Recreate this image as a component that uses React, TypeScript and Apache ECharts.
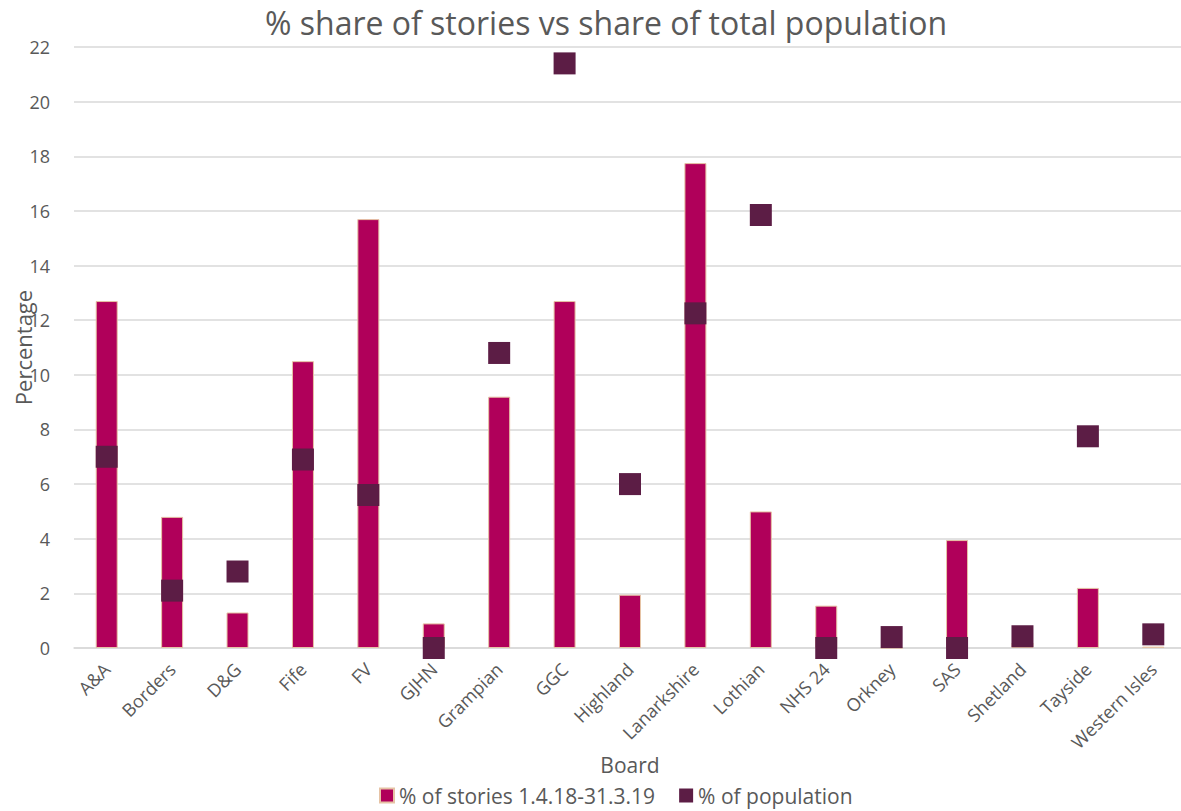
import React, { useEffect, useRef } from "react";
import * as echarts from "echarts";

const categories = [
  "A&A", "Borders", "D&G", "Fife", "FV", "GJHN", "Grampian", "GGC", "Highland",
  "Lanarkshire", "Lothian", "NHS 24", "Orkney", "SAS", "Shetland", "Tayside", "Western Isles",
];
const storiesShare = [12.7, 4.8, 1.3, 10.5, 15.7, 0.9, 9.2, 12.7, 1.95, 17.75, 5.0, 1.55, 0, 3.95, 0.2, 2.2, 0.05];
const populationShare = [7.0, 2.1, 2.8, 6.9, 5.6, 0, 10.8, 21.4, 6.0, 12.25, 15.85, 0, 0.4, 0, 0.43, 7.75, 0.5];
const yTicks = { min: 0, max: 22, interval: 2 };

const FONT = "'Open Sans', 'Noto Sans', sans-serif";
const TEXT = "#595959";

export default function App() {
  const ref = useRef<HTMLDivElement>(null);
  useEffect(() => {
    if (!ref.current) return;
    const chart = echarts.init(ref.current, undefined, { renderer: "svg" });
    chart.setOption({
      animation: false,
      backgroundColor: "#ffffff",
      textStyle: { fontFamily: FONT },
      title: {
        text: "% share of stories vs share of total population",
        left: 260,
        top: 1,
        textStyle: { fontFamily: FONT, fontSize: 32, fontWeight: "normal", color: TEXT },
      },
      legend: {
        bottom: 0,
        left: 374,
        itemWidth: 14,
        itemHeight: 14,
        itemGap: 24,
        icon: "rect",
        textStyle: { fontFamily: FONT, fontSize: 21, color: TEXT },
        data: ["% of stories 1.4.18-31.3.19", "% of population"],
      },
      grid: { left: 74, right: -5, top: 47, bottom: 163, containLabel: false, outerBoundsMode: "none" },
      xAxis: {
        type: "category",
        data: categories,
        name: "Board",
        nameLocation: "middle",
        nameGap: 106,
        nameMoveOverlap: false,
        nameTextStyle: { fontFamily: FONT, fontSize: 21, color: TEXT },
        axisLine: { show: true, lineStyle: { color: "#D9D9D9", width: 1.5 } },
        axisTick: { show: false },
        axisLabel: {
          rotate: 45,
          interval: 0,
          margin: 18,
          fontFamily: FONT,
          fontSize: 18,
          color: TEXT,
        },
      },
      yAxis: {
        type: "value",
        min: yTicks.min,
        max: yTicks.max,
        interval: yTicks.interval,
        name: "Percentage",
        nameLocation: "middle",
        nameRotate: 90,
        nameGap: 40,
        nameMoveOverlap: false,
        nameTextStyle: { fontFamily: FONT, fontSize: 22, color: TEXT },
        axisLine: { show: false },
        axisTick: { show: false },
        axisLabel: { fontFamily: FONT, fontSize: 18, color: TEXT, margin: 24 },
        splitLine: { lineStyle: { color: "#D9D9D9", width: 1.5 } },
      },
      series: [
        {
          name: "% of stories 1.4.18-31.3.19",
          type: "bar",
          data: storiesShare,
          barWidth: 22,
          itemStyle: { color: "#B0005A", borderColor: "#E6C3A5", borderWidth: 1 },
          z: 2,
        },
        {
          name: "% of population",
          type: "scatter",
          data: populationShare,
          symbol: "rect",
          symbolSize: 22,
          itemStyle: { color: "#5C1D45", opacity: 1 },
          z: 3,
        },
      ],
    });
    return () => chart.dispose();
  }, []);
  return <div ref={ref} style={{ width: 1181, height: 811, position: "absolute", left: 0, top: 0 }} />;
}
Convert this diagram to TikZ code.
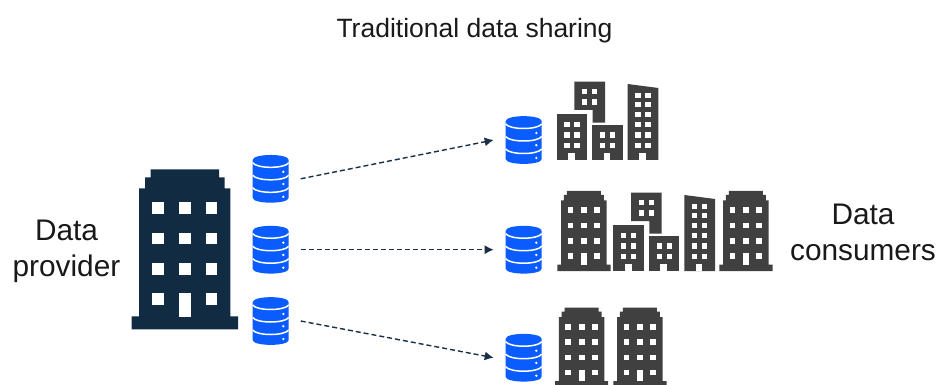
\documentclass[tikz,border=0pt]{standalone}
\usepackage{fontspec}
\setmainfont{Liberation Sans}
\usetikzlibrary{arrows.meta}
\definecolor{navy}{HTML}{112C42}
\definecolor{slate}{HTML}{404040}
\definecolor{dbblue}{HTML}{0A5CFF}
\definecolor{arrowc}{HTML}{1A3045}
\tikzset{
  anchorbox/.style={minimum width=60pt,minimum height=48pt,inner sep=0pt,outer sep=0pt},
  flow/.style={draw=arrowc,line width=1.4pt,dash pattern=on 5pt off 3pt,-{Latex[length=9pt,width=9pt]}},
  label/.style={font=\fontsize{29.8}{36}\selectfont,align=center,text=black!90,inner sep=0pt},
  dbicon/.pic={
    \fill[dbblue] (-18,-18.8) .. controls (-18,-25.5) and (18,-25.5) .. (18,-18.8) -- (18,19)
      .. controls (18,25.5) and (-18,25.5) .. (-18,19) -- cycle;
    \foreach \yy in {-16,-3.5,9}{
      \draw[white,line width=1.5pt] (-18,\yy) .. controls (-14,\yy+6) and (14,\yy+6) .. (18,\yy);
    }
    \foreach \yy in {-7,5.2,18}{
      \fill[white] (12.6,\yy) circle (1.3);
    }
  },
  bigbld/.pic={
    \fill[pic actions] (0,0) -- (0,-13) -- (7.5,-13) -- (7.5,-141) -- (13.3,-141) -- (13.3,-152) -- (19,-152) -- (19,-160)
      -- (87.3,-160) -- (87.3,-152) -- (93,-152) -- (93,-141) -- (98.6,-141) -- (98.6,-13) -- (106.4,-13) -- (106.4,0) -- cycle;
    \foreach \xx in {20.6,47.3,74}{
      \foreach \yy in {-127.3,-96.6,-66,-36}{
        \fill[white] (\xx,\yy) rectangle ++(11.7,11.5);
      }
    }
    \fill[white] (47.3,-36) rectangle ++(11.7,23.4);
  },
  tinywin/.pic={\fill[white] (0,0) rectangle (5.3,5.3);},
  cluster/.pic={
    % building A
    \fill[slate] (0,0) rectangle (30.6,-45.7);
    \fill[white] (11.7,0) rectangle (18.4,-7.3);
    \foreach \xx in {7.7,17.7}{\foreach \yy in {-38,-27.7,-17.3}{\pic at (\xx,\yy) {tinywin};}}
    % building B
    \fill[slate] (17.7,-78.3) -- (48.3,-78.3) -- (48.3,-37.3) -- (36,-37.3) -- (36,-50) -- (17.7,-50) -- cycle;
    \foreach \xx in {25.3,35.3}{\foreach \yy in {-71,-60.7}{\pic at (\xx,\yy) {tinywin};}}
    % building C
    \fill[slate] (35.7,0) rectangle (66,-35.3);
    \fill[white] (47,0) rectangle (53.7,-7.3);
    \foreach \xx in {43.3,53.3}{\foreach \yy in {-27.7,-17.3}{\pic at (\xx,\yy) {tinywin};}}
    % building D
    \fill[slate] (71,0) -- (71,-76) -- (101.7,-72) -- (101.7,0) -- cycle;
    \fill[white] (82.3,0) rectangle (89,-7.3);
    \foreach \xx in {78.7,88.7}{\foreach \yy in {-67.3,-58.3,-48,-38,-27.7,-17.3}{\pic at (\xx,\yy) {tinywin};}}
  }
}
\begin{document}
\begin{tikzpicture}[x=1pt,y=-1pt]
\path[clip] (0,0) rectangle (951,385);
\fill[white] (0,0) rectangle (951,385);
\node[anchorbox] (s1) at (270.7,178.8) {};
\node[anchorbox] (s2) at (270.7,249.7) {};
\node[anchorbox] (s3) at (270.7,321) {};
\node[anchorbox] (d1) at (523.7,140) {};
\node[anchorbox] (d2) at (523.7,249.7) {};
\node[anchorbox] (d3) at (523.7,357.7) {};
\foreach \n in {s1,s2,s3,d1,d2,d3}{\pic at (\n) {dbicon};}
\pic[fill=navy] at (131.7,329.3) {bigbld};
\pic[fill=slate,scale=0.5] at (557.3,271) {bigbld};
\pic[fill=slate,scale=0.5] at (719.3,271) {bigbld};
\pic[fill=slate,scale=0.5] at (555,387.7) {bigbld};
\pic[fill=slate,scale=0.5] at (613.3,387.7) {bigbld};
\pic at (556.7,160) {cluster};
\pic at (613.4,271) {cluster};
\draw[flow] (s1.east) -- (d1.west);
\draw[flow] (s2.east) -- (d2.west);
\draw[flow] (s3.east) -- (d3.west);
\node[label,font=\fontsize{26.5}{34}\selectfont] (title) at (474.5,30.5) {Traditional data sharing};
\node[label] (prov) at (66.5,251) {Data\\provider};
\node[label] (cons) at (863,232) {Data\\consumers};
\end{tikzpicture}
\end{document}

★ ★ ★ ★ ★ ★ ★

§ WHAT YOU HAVE TO DO: Leave out any pictures and return exactly the lines from the beginning of the data through the line with "import * as", inclusive.

§ WRITTEN SOLUTION:
Recreate this image as a component that uses React, TypeScript and Apache ECharts.
import React, { useEffect, useRef } from "react";
import * as echarts from "echarts";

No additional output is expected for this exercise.